There was a lovely experience at the end of a yoga class during shivasina (ironically “corpse pose”). All the major cakras, front and back, stood out from my body looking similarly to a trumpet flower. They were appropriately colored and bore a corresponding number of leaves as per my understanding. It was a gorgeous site to behold. Each was vibrant and dynamic and crisp. The subtle body gave me the A-OK well in advance of my last Dr’s appointment. This was a soothing balm. To be within the chamber of something so ancient, so much smarter than me, but also to be able to see it and experience directly.
Despite the difficulty of this treatment, there were so many little gifts like this, either from my self, meditations, yoga moments, or the care of others, especially Mary Ann but also all those who came to visit. It is so basic to receive the kindness and well wishes of others. It touches you and changes you.

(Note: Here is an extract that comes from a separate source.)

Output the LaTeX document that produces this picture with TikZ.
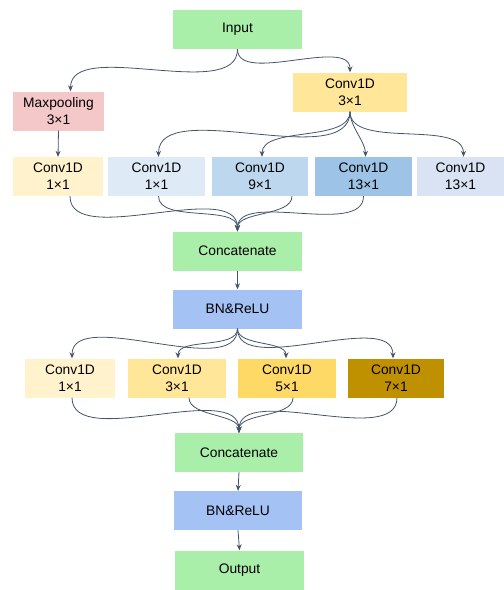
\documentclass[tikz,border=0pt]{standalone}
\usepackage{fontspec}
\setmainfont{Liberation Sans}
\usetikzlibrary{arrows.meta}
\definecolor{ingreen}{HTML}{A9EFA9}
\definecolor{poolpink}{HTML}{F4C7C8}
\definecolor{yelA}{HTML}{FFF2CC}
\definecolor{yelB}{HTML}{FFE699}
\definecolor{yelC}{HTML}{FFD966}
\definecolor{yelD}{HTML}{BF9000}
\definecolor{bluA}{HTML}{DEEBF7}
\definecolor{bluB}{HTML}{BDD7EE}
\definecolor{bluC}{HTML}{9DC3E6}
\definecolor{bluD}{HTML}{DAE3F3}
\definecolor{bnblue}{HTML}{A4C2F4}
\definecolor{linecol}{HTML}{44546A}
\tikzset{
  box/.style={inner sep=0pt, align=center, minimum height=39pt,
    font=\fontsize{13.8}{17}\selectfont},
  conn/.style={linecol, line width=0.8pt, -{Stealth[length=6pt,width=5pt]}},
  curvy/.style={out=-90, in=90, looseness=0.8}
}

\begin{document}
\begin{tikzpicture}[x=1pt,y=-1pt]
				\useasboundingbox (0,0) rectangle (504,590);
				% nodes
				\node[box, fill=ingreen, minimum width=129pt] (input) at (237.5,29.5) {Input};
				\node[box, fill=poolpink, minimum width=91pt] (pool) at (58.5,111) {Maxpooling\\3×1};
				\node[box, fill=yelB, minimum width=114pt] (cthree) at (350,92) {Conv1D\\3×1};
				% second row
				\node[box, fill=yelA, minimum width=90pt] (ra) at (58,176.5) {Conv1D\\1×1};
				\node[box, fill=bluA, minimum width=97pt] (rb) at (156.5,176.5) {Conv1D\\1×1};
				\node[box, fill=bluB, minimum width=96pt] (rc) at (260,176.5) {Conv1D\\9×1};
				\node[box, fill=bluC, minimum width=97pt] (rd) at (363.5,176.5) {Conv1D\\13×1};
				\node[box, fill=bluD, minimum width=87pt] (re) at (460.5,176.5) {Conv1D\\13×1};
				\node[box, fill=ingreen, minimum width=129pt] (catA) at (237.5,251) {Concatenate};
				\node[box, fill=bnblue, minimum width=129pt] (bnA) at (237.5,309) {BN\&ReLU};
				% third row
				\node[box, fill=yelA, minimum width=90pt] (sa) at (70,378) {Conv1D\\1×1};
				\node[box, fill=yelB, minimum width=98pt] (sb) at (177,378) {Conv1D\\3×1};
				\node[box, fill=yelC, minimum width=98pt] (sc) at (287,378) {Conv1D\\5×1};
				\node[box, fill=yelD, minimum width=96pt] (sd) at (396,378) {Conv1D\\7×1};
				\node[box, fill=ingreen, minimum width=128pt] (catB) at (239,452.5) {Concatenate};
				\node[box, fill=bnblue, minimum width=128pt] (bnB) at (238,510.5) {BN\&ReLU};
				\node[box, fill=ingreen, minimum width=129pt] (output) at (239.5,570) {Output};
				% connectors
				\draw[conn] (input.south) to[curvy] ([xshift=12pt]pool.north);
				\draw[conn] (input.south) to[curvy] (cthree.north);
				\draw[conn] (pool.south) -- (ra.north);
				\foreach \t/\s in {rb/2, rc/2, rd/2, re/3}
				  \draw[conn] (cthree.south) to[curvy] ([xshift=\s pt]\t.north);
				\foreach \t/\s in {ra/12, rb/2, rc/32, rd/0}
				  \draw[conn] ([xshift=\s pt]\t.south) to[curvy] (catA.north);
				\draw[conn] (catA.south) -- (bnA.north);
				\foreach \t/\s in {sa/2, sb/1, sc/-1, sd/-3}
				  \draw[conn] (bnA.south) to[curvy] ([xshift=\s pt]\t.north);
				\foreach \t/\s in {sa/2, sb/12, sc/6, sd/1}
				  \draw[conn] ([xshift=\s pt]\t.south) to[curvy] (catB.north);
				\draw[conn] (catB.south) -- (bnB.north);
				\draw[conn] (bnB.south) -- (output.north);
			\end{tikzpicture}
\end{document}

It reminds you that you are in concert with others always and forever.
I’m cautiously grateful for the medical system. I say cautiously because they are clearly so confined by the legality of what they do that they under communicate— by design. I liken it to going to a heavily defended chinese restaurant. You can hear mandarin spoken as the primary language. They will answer questions but nothing is offered. Exchanges takes place through layers of bullet proof glass with minimum exposure. Many of people are well meaning enough but you’re on your own. Without your own support network I’m not sure how anyone would do. The nurses are the primary communicators. I feel that the translate between the Dr and the patient. Different doctors have different modalities.
This is probably my last post in The Chronicle. I am gratefully relieved, maybe quietly ecstatic to still be here. Now I have some more time to get my drill together, whatever that might be. I went looking for a picture of someone ecstatic, someone that could encompass how I feel. John Currin, Golden Nude.